* _Provided material_:
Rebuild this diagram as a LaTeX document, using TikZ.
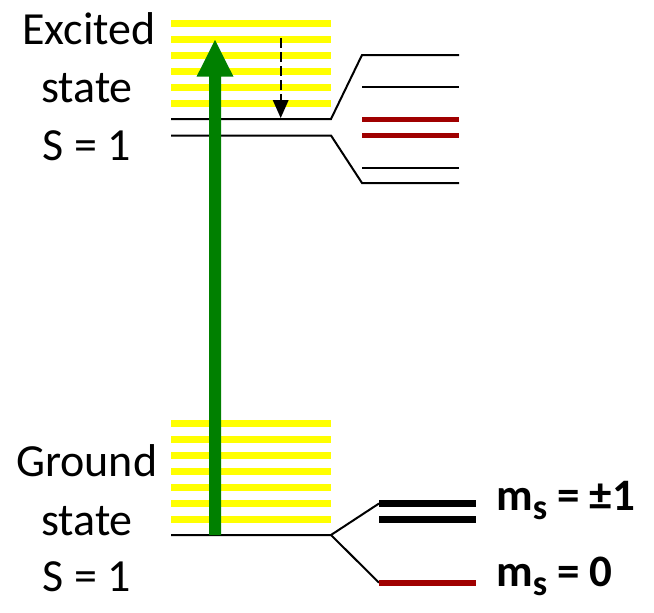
\documentclass[tikz,border=0pt]{standalone}
\usepackage{fontspec}
\setmainfont{Carlito}
\usepackage{xcolor}
\usetikzlibrary{arrows.meta}
\definecolor{barylw}{RGB}{255,255,0}
\definecolor{lvlred}{RGB}{160,0,0}
\definecolor{pumpgrn}{RGB}{0,128,0}
\newcommand{\msub}{m\raisebox{-9pt}{\fontsize{36}{36}\selectfont s}}

\begin{document}
\begin{tikzpicture}[x=1pt,y=-1pt,
  lvl/.style={line width=2pt},
  band/.style={barylw, line width=7pt},
  lbl/.style={anchor=base, inner sep=0pt, font=\fontsize{46}{55}\selectfont},
  mslbl/.style={anchor=base west, inner sep=0pt, font=\fontsize{45}{50}\selectfont\bfseries}]
\useasboundingbox (0,0) rectangle (654,613);
% vibronic bands
\foreach \i in {0,...,5}
  \draw[band] (171,23.5+16*\i) -- (331,23.5+16*\i);
\foreach \i in {0,...,6}
  \draw[band] (171,423.5+16*\i) -- (331,423.5+16*\i);
% excited state levels
\coordinate (exua) at (171,119);
\coordinate (exub) at (331,119);
\coordinate (exuc) at (362,55);
\coordinate (exud) at (459,55);
\coordinate (exla) at (171,135.5);
\coordinate (exlb) at (331,135.5);
\coordinate (exlc) at (362,183);
\coordinate (exld) at (459,183);
\draw[lvl] (exua) -- (exub) -- (exuc) -- (exud);
\draw[lvl] (exla) -- (exlb) -- (exlc) -- (exld);
\draw[lvl] (362,87.3) -- (459,87.3);
\draw[lvl] (362,167.7) -- (459,167.7);
\draw[lvlred, line width=5pt] (362,119.3) -- (459,119.3);
\draw[lvlred, line width=5pt] (362,135.7) -- (459,135.7);
% ground state levels
\coordinate (gsa) at (171,535);
\coordinate (gsb) at (331,535);
\coordinate (gsup) at (379,503.5);
\coordinate (gsdn) at (379,582.7);
\draw[lvl] (gsa) -- (gsb) -- (gsup);
\draw[lvl] (gsb) -- (gsdn);
\draw[line width=7pt] (gsup) -- (476,503.5);
\draw[line width=7pt] (379,519) -- (476,519);
\draw[lvlred, line width=6pt] (gsdn) -- (476,582.7);
% pump arrow
\fill[pumpgrn] (209,535) -- (209,76.7) -- (196.5,76.7) -- (215,40)
  -- (233.5,76.7) -- (221,76.7) -- (221,535) -- cycle;
% relaxation
\coordinate (reltop) at (280.7,38);
\coordinate (relbot) at (280.7,118);
\draw[line width=2pt, dash pattern=on 10pt off 4pt, shorten >=16pt] (reltop) -- (relbot);
\fill (relbot) -- ++(-8,-18) -- ++(16,0) -- cycle;
% labels
\node[lbl] (exc1) at (89,45) {Excited};
\node[lbl] (exc2) at (87,102.7) {state};
\node[lbl] (exc3) at (87,160) {S = 1};
\node[lbl] (gnd1) at (86.7,476.7) {Ground};
\node[lbl] (gnd2) at (87,535) {state};
\node[lbl] (gnd3) at (87,591.7) {S = 1};
\node[mslbl] (mspm) at (496,510) {\msub{} = ±1};
\node[mslbl] (mszero) at (496,586) {\msub{} = 0};
\end{tikzpicture}
\end{document}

* _Short exercise_: Set the pictures aside and transcribe the data above exactly.

* _Correct result_:
Rebuild this diagram as a LaTeX document, using TikZ.
\documentclass[tikz,border=0pt]{standalone}
\usepackage{fontspec}
\setmainfont{Carlito}
\usepackage{xcolor}
\usetikzlibrary{arrows.meta}
\definecolor{barylw}{RGB}{255,255,0}
\definecolor{lvlred}{RGB}{160,0,0}
\definecolor{pumpgrn}{RGB}{0,128,0}
\newcommand{\msub}{m\raisebox{-9pt}{\fontsize{36}{36}\selectfont s}}

\begin{document}
\begin{tikzpicture}[x=1pt,y=-1pt,
  lvl/.style={line width=2pt},
  band/.style={barylw, line width=7pt},
  lbl/.style={anchor=base, inner sep=0pt, font=\fontsize{46}{55}\selectfont},
  mslbl/.style={anchor=base west, inner sep=0pt, font=\fontsize{45}{50}\selectfont\bfseries}]
\useasboundingbox (0,0) rectangle (654,613);
% vibronic bands
\foreach \i in {0,...,5}
  \draw[band] (171,23.5+16*\i) -- (331,23.5+16*\i);
\foreach \i in {0,...,6}
  \draw[band] (171,423.5+16*\i) -- (331,423.5+16*\i);
% excited state levels
\coordinate (exua) at (171,119);
\coordinate (exub) at (331,119);
\coordinate (exuc) at (362,55);
\coordinate (exud) at (459,55);
\coordinate (exla) at (171,135.5);
\coordinate (exlb) at (331,135.5);
\coordinate (exlc) at (362,183);
\coordinate (exld) at (459,183);
\draw[lvl] (exua) -- (exub) -- (exuc) -- (exud);
\draw[lvl] (exla) -- (exlb) -- (exlc) -- (exld);
\draw[lvl] (362,87.3) -- (459,87.3);
\draw[lvl] (362,167.7) -- (459,167.7);
\draw[lvlred, line width=5pt] (362,119.3) -- (459,119.3);
\draw[lvlred, line width=5pt] (362,135.7) -- (459,135.7);
% ground state levels
\coordinate (gsa) at (171,535);
\coordinate (gsb) at (331,535);
\coordinate (gsup) at (379,503.5);
\coordinate (gsdn) at (379,582.7);
\draw[lvl] (gsa) -- (gsb) -- (gsup);
\draw[lvl] (gsb) -- (gsdn);
\draw[line width=7pt] (gsup) -- (476,503.5);
\draw[line width=7pt] (379,519) -- (476,519);
\draw[lvlred, line width=6pt] (gsdn) -- (476,582.7);
% pump arrow
\fill[pumpgrn] (209,535) -- (209,76.7) -- (196.5,76.7) -- (215,40)
  -- (233.5,76.7) -- (221,76.7) -- (221,535) -- cycle;
% relaxation
\coordinate (reltop) at (280.7,38);
\coordinate (relbot) at (280.7,118);
\draw[line width=2pt, dash pattern=on 10pt off 4pt, shorten >=16pt] (reltop) -- (relbot);
\fill (relbot) -- ++(-8,-18) -- ++(16,0) -- cycle;
% labels
\node[lbl] (exc1) at (89,45) {Excited};
\node[lbl] (exc2) at (87,102.7) {state};
\node[lbl] (exc3) at (87,160) {S = 1};
\node[lbl] (gnd1) at (86.7,476.7) {Ground};
\node[lbl] (gnd2) at (87,535) {state};
\node[lbl] (gnd3) at (87,591.7) {S = 1};
\node[mslbl] (mspm) at (496,510) {\msub{} = ±1};
\node[mslbl] (mszero) at (496,586) {\msub{} = 0};
\end{tikzpicture}
\end{document}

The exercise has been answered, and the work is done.